▸ Given records:
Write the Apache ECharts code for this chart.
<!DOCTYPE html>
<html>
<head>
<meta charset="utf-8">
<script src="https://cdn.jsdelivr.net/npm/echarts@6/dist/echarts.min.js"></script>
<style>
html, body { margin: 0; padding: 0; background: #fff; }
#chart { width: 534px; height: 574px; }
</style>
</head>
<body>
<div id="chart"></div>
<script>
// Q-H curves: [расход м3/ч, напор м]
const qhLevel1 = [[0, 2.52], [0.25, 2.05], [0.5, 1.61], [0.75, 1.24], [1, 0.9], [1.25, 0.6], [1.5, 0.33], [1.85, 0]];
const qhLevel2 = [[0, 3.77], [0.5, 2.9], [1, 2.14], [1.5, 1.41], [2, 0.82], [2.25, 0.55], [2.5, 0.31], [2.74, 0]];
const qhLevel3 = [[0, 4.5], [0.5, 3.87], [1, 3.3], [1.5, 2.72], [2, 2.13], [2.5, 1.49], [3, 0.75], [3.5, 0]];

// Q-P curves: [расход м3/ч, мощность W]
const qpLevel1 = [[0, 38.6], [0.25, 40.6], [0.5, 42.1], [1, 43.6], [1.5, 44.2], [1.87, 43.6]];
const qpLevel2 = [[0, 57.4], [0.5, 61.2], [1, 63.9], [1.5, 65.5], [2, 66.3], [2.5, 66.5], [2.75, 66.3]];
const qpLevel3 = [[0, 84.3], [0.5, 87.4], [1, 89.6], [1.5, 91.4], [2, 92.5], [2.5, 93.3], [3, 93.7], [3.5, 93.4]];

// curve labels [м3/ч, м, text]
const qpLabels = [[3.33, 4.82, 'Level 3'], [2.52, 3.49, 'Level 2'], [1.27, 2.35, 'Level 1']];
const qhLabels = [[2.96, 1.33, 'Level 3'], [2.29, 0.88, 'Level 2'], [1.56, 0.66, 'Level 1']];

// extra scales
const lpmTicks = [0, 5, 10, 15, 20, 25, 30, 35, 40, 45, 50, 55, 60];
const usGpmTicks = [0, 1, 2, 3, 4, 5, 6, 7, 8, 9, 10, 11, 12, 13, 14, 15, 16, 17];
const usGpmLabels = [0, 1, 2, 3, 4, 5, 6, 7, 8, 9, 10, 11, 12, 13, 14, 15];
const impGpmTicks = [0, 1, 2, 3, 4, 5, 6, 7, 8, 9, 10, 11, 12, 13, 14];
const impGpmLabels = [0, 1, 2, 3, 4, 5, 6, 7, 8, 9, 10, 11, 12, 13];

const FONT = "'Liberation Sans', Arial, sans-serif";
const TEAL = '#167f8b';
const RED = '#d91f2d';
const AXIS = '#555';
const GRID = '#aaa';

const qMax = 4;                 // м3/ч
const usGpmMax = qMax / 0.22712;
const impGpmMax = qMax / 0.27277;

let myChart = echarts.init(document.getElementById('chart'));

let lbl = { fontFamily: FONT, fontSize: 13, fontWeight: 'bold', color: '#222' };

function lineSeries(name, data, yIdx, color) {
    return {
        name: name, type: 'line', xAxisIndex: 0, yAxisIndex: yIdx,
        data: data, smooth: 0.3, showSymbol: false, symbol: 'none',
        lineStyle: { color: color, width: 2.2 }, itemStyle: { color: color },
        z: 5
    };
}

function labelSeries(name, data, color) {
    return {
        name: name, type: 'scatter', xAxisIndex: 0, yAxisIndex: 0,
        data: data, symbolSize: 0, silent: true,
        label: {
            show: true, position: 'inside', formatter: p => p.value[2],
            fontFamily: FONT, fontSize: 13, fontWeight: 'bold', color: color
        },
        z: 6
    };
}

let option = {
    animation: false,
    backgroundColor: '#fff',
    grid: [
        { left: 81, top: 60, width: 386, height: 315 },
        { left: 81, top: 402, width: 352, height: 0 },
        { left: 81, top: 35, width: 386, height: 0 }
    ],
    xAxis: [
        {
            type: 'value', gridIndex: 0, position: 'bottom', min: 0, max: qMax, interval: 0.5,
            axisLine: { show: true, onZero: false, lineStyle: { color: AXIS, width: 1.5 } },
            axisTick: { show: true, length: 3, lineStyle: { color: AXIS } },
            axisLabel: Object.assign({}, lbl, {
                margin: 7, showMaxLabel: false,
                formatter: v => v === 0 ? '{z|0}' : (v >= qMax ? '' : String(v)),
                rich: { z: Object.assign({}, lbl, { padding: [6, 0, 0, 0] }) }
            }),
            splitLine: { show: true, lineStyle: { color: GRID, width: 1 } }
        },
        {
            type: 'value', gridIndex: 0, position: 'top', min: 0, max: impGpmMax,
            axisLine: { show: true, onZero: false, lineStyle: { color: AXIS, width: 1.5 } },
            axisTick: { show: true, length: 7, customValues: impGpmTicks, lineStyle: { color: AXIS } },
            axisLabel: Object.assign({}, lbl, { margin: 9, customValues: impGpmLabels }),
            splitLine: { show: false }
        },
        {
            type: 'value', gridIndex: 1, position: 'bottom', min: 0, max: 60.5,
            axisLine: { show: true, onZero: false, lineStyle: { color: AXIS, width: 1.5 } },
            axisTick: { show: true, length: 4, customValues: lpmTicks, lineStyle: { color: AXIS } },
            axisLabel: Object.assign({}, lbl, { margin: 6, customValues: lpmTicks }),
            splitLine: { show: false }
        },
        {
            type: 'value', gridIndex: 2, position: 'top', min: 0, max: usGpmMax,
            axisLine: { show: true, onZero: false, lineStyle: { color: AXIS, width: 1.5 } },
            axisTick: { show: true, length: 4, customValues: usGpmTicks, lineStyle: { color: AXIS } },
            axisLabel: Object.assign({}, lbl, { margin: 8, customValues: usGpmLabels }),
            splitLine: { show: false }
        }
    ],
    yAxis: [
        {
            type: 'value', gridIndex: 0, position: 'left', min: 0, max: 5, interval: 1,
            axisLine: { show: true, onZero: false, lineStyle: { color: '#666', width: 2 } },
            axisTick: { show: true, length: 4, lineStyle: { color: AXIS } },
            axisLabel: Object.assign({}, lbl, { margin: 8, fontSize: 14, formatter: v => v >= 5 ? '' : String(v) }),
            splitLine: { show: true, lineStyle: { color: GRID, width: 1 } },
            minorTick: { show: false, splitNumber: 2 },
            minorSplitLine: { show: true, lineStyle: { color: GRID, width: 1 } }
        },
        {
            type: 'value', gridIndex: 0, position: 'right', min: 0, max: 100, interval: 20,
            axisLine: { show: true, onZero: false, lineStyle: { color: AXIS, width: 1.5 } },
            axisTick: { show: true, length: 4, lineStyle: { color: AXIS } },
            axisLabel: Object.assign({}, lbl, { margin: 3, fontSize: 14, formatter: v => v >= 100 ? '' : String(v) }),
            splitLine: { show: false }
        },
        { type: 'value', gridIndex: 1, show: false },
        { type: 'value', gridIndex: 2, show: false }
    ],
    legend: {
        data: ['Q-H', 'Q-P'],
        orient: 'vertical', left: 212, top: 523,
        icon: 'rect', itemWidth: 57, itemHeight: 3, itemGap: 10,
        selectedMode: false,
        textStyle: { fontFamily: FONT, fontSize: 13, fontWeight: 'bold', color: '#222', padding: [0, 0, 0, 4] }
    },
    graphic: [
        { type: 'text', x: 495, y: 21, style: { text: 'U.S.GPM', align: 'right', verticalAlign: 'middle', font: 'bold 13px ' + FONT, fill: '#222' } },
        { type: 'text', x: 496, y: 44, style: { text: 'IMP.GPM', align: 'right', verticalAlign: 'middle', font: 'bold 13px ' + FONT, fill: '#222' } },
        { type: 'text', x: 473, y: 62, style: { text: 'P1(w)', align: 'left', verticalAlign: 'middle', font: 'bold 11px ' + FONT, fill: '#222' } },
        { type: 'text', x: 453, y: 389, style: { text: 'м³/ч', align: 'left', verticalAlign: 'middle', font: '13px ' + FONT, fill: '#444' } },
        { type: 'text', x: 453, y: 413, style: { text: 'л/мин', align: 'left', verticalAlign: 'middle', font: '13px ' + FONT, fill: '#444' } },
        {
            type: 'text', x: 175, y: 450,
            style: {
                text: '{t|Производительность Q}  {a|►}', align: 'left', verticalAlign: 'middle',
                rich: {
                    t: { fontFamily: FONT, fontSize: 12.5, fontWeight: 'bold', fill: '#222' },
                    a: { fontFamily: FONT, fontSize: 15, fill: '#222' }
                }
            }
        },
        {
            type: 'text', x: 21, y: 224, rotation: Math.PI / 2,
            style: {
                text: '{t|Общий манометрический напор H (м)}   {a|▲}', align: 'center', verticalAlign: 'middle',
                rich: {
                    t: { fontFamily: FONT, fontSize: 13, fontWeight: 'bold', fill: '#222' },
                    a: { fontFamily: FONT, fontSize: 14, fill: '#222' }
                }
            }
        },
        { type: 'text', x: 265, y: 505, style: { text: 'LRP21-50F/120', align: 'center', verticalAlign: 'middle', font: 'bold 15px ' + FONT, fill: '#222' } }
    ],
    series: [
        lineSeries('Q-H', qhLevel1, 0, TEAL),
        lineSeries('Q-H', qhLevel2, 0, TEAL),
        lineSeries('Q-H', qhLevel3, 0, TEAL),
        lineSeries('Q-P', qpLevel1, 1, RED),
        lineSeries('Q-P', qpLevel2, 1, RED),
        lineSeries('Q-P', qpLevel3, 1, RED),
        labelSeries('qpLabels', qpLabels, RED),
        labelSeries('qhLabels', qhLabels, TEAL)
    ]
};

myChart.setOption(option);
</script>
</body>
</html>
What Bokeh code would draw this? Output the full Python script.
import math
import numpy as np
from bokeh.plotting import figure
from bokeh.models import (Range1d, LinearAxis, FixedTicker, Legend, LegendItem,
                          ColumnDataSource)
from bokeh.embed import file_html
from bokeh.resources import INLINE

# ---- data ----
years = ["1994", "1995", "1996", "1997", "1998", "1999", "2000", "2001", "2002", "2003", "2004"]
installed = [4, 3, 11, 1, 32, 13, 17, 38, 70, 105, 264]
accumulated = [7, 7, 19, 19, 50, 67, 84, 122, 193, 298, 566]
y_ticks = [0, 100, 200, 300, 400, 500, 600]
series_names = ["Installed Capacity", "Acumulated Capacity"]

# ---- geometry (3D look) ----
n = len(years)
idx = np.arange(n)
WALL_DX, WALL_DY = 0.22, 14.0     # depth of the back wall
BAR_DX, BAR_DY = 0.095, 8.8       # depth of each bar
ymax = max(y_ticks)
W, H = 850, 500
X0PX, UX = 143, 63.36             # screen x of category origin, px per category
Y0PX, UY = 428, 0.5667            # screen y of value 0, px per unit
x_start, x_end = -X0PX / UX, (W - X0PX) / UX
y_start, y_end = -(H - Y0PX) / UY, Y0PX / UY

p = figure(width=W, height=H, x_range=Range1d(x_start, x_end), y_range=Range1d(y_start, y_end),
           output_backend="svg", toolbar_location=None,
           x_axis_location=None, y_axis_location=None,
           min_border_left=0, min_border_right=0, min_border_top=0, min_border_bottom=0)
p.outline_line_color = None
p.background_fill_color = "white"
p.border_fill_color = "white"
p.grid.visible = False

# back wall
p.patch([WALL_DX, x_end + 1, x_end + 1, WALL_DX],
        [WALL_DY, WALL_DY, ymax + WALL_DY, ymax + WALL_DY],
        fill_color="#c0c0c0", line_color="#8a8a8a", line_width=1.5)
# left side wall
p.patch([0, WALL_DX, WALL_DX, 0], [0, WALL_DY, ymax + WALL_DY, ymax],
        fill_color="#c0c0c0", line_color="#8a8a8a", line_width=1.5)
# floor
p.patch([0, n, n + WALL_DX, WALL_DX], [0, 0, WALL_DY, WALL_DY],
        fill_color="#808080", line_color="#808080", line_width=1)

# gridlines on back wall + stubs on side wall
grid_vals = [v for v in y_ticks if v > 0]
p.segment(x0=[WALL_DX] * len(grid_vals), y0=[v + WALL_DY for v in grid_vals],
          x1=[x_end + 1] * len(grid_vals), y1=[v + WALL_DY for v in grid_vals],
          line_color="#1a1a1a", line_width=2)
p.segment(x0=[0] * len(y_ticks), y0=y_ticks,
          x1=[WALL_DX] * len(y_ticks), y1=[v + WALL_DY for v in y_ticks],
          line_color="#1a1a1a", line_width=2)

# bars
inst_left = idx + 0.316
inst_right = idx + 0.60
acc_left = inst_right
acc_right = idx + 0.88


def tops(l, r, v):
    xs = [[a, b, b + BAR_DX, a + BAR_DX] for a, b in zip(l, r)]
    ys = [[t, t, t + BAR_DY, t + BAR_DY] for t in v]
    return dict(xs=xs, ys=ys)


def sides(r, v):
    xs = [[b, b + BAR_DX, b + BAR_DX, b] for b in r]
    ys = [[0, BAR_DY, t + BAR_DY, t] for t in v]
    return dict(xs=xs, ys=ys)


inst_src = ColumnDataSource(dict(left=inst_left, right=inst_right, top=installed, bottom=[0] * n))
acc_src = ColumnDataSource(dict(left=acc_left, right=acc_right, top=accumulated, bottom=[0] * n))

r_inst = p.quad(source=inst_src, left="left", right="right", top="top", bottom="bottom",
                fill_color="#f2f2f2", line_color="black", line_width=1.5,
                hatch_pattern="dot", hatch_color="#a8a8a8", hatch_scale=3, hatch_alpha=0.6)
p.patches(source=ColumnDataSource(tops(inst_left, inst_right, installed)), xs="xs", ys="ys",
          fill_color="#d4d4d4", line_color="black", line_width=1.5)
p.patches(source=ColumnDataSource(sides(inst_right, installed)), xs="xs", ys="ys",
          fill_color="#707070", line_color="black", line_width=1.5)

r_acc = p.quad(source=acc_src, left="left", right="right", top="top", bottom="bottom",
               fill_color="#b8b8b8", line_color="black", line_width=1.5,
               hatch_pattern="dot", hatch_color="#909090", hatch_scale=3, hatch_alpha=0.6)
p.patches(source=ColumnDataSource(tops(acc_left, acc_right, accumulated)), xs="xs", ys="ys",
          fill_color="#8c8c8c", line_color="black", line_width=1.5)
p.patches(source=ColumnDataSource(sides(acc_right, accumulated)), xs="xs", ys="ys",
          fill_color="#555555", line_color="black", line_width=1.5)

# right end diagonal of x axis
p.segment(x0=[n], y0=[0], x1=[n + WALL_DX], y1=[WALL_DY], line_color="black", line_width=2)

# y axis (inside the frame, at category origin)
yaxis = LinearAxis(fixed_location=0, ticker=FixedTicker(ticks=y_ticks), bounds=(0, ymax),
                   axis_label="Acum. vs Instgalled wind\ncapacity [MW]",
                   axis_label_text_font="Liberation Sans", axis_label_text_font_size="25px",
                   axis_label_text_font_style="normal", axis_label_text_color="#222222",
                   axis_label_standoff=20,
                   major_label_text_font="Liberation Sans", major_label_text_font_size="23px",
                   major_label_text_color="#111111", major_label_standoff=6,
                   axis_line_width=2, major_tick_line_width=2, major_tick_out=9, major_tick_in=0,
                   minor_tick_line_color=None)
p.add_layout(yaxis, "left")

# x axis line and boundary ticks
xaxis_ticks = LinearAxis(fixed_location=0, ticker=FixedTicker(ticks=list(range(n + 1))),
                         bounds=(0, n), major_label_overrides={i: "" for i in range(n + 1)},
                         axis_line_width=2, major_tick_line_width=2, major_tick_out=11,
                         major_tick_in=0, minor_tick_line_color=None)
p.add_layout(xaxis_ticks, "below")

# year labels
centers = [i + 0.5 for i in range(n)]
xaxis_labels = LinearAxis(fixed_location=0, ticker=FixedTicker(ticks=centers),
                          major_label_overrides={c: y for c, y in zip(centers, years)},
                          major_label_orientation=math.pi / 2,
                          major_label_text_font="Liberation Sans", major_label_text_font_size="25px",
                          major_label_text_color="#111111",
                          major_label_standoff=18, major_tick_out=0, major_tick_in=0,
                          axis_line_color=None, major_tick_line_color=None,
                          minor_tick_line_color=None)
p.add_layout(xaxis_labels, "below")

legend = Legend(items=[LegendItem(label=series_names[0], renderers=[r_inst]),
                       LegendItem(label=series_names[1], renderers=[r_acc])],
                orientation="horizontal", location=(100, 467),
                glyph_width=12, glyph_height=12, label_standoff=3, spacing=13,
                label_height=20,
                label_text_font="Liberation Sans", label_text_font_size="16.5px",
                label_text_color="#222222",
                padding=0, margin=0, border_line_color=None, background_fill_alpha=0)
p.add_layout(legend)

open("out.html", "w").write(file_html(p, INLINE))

▸ Required work: Identify the lines in the entries that hold "this" and return each one.

▸ Finished task:
Write the Apache ECharts code for this chart.
What Bokeh code would draw this? Output the full Python script.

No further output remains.